▸ The task: Filter the entries that follow, copying every line in which the word "this" appears.
◇ ◇ ◇ ◇ ◇
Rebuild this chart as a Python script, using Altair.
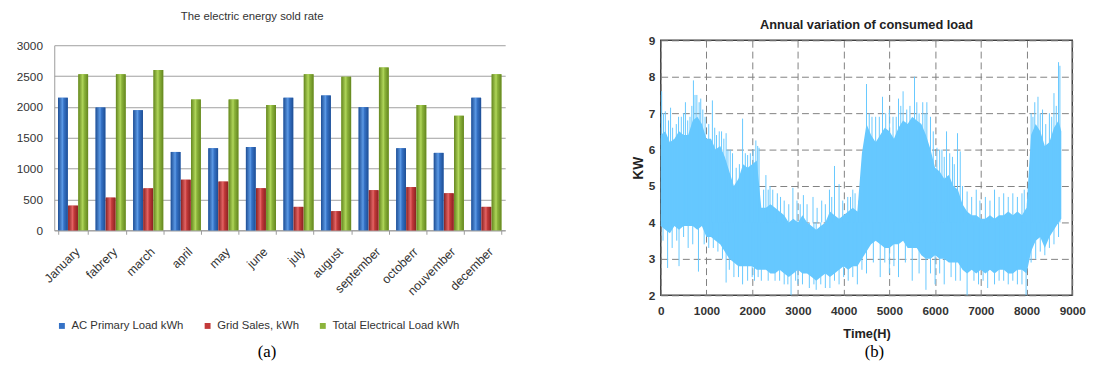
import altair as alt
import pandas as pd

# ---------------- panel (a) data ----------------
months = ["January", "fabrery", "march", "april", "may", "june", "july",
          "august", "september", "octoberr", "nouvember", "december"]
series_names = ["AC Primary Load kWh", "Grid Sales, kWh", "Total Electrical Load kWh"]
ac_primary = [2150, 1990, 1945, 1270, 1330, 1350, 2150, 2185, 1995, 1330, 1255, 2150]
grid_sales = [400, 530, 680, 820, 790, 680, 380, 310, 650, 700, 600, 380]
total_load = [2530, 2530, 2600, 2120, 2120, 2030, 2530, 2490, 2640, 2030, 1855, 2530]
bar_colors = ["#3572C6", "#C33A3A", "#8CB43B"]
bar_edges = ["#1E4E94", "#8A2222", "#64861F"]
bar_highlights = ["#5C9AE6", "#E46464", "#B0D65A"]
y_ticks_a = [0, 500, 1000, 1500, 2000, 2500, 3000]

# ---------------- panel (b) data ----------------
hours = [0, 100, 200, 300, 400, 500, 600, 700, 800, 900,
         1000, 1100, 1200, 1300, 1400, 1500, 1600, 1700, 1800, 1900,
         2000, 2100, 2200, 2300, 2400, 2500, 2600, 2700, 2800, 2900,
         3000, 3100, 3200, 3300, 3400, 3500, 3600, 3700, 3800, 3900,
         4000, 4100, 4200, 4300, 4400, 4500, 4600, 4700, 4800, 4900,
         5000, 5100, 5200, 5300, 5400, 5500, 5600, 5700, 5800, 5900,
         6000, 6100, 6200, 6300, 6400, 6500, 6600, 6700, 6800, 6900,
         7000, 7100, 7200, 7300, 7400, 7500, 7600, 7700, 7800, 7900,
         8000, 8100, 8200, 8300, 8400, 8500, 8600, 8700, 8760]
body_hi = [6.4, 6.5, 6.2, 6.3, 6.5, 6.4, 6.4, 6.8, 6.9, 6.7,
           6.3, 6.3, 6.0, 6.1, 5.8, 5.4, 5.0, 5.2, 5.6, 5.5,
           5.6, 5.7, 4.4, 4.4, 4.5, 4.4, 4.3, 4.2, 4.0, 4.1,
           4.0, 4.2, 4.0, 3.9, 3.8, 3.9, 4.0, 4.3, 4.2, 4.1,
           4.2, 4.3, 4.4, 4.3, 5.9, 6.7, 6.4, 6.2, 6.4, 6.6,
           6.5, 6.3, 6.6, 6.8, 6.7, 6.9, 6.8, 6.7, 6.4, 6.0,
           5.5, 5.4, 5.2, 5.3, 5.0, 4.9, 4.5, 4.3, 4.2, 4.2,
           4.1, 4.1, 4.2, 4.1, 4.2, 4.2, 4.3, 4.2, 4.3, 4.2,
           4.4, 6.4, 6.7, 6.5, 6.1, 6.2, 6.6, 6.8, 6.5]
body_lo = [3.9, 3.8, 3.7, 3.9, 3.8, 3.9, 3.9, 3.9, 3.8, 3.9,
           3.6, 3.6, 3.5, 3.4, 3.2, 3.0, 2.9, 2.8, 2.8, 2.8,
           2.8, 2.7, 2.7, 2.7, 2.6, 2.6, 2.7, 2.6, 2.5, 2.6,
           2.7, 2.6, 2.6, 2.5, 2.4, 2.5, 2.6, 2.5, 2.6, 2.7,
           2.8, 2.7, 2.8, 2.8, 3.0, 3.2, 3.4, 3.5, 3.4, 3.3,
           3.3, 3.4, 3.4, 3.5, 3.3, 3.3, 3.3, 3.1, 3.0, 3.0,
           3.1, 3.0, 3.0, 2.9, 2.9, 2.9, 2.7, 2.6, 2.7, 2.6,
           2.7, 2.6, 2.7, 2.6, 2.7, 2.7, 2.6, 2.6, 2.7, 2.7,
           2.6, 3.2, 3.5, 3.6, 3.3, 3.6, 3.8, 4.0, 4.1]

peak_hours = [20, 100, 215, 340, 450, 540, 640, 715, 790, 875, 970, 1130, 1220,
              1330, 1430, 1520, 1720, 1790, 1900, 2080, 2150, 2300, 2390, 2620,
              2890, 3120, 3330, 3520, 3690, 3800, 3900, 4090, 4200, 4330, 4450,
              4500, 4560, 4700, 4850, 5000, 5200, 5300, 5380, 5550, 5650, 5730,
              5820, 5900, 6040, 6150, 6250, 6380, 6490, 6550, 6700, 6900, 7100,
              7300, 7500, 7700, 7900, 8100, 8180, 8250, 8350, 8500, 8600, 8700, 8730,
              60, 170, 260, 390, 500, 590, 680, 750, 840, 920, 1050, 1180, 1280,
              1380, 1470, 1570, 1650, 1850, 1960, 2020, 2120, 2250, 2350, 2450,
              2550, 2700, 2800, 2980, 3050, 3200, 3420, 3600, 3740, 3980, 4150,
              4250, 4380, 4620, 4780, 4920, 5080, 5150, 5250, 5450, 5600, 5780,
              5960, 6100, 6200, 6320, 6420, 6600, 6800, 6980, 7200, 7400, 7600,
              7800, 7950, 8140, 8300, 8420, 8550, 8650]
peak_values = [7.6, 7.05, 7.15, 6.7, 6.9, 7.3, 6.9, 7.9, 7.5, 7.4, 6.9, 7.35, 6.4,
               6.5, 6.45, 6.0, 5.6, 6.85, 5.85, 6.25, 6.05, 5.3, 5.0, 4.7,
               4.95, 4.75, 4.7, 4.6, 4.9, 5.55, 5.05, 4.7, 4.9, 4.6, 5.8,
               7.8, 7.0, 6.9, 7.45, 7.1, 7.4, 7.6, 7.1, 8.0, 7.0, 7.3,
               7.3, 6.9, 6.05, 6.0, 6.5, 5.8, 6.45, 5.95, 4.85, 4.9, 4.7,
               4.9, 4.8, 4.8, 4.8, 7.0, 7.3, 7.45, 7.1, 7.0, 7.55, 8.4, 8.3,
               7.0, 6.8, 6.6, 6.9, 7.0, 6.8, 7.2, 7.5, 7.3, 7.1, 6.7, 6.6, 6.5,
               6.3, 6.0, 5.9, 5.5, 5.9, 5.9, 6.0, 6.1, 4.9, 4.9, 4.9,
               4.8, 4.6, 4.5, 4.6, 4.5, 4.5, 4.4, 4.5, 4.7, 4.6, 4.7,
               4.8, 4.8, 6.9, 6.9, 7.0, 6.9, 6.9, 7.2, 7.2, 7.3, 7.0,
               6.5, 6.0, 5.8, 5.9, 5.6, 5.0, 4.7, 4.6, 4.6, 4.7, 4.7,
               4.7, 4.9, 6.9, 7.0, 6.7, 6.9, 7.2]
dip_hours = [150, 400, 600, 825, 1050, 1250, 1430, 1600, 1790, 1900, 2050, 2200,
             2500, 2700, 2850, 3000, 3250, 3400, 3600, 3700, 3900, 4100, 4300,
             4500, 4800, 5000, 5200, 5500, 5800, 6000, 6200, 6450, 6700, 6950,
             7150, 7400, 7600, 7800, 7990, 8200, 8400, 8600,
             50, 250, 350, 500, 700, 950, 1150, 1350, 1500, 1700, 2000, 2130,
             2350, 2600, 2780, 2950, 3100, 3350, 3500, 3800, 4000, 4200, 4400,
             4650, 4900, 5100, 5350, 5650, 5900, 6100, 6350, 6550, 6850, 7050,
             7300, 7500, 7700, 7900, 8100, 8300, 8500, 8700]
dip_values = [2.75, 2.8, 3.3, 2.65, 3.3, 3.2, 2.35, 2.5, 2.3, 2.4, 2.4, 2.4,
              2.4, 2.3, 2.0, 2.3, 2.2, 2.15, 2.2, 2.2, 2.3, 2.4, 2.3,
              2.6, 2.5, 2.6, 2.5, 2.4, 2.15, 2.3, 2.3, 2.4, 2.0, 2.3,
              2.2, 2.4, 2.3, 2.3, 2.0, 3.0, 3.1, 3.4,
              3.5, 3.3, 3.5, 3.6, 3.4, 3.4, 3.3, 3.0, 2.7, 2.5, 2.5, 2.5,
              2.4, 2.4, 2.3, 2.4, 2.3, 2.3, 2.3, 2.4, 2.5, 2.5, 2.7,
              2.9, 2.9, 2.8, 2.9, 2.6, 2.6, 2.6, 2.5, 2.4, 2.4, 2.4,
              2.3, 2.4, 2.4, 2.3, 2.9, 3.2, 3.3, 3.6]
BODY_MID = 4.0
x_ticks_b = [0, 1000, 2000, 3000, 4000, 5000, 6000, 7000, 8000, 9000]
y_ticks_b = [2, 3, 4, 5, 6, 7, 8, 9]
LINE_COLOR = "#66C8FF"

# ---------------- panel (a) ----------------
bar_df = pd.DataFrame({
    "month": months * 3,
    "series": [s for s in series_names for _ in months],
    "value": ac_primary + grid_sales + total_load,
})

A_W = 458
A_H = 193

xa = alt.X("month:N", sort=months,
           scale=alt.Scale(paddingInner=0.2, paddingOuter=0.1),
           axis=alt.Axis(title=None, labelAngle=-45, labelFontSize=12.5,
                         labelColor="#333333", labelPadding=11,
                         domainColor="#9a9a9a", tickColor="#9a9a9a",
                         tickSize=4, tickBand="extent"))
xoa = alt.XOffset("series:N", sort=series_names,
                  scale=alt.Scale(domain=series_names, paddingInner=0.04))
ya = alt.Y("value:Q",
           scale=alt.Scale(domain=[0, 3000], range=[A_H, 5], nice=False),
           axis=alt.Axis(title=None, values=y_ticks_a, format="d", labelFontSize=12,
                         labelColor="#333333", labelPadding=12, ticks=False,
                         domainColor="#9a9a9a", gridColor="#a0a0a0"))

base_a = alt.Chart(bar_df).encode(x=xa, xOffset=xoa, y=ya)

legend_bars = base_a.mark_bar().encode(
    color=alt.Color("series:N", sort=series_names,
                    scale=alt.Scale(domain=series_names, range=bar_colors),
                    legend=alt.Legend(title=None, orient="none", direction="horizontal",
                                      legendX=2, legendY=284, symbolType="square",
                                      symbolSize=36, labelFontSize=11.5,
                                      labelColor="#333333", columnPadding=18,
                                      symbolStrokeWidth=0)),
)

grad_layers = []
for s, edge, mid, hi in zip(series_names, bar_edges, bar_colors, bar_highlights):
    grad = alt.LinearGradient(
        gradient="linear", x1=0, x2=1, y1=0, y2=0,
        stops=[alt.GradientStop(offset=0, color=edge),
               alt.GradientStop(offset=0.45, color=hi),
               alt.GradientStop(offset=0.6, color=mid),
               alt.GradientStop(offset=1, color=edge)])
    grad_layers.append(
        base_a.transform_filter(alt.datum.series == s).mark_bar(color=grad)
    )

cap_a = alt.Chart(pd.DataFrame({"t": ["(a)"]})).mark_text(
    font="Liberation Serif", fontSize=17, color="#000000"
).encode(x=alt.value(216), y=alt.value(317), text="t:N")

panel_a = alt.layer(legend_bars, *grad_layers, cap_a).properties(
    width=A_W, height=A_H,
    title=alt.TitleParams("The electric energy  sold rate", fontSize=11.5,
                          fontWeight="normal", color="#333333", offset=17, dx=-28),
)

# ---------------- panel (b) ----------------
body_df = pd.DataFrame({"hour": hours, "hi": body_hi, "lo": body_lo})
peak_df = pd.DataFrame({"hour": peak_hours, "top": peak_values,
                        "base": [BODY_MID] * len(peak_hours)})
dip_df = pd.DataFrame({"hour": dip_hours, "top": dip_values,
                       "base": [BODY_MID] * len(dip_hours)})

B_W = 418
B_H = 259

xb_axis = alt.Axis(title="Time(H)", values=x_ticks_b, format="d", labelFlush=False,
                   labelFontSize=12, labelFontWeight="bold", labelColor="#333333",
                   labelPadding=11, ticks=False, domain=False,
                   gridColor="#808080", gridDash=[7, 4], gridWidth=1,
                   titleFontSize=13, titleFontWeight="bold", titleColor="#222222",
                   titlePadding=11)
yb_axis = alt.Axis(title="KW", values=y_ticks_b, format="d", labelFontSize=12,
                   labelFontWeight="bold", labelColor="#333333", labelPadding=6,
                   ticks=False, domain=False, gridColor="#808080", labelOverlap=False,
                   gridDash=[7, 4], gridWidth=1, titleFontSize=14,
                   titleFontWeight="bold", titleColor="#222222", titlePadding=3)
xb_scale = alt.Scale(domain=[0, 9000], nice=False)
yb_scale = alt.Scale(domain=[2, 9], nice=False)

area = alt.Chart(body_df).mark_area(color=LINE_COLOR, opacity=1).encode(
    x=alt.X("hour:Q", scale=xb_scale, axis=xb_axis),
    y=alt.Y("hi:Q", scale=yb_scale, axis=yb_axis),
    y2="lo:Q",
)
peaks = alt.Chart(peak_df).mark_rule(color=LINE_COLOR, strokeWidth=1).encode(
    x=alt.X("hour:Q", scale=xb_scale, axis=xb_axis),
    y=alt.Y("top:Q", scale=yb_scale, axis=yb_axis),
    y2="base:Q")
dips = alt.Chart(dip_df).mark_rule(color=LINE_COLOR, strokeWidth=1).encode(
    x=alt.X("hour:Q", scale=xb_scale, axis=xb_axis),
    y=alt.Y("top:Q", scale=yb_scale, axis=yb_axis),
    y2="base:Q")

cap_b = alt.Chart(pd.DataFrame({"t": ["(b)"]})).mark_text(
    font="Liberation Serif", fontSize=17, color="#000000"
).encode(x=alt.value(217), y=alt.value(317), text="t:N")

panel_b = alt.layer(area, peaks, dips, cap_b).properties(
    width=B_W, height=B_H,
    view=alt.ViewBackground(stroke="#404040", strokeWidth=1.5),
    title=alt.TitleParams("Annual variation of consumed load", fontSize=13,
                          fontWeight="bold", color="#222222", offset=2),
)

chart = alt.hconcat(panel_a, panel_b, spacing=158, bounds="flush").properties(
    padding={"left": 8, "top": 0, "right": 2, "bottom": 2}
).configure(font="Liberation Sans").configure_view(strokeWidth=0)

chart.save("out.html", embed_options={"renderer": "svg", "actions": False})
◇ ◇ ◇ ◇ ◇
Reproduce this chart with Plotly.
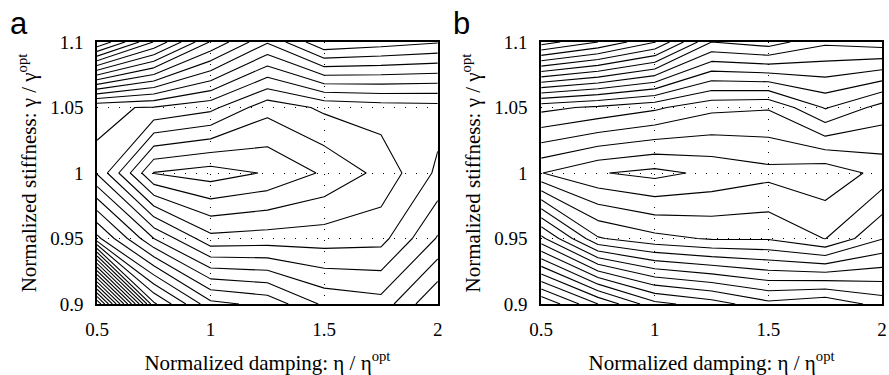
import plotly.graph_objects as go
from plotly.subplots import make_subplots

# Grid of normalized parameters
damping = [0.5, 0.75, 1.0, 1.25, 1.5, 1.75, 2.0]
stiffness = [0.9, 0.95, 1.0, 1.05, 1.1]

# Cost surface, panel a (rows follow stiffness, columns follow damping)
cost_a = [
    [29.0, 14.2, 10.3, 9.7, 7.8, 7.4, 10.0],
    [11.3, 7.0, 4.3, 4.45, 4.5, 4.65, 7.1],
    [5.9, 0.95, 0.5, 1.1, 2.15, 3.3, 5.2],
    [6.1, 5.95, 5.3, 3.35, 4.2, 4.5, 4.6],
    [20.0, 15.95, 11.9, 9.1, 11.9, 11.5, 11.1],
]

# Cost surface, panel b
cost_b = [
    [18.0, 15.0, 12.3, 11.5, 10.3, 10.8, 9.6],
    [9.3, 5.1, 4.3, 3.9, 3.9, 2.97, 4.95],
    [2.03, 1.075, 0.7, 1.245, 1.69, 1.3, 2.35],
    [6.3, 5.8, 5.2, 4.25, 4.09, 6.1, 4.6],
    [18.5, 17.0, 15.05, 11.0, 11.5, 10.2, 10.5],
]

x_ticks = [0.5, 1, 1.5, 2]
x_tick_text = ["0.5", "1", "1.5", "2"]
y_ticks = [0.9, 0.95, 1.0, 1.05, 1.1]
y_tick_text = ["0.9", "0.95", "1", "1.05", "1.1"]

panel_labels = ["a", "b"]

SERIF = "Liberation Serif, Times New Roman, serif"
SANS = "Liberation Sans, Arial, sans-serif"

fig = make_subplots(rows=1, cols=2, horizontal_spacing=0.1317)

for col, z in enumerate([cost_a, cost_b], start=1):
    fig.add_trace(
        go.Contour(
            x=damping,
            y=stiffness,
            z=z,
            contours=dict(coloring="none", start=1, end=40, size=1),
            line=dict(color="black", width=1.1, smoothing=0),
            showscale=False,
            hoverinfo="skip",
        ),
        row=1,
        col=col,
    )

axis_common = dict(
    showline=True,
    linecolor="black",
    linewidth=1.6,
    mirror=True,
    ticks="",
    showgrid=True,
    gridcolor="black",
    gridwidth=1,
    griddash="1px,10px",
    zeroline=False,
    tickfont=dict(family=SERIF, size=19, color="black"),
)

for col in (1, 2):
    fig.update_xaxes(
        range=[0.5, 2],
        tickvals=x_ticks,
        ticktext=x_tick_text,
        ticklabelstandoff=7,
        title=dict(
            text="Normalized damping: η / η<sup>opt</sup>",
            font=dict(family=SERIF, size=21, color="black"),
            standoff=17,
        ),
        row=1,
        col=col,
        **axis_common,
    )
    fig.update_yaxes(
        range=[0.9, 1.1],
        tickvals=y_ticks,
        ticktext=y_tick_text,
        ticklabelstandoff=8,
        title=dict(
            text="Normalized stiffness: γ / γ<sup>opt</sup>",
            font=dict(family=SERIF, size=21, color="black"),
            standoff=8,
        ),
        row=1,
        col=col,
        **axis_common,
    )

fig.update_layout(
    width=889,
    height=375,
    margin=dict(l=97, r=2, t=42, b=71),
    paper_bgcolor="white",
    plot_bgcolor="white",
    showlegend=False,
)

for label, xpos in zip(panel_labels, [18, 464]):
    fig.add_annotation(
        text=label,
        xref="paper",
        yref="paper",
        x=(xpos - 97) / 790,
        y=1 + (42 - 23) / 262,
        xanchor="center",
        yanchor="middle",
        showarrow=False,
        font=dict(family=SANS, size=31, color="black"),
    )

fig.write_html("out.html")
◇ ◇ ◇ ◇ ◇
▸ Written solution:
Rebuild this chart as a Python script, using Altair.
Reproduce this chart with Plotly.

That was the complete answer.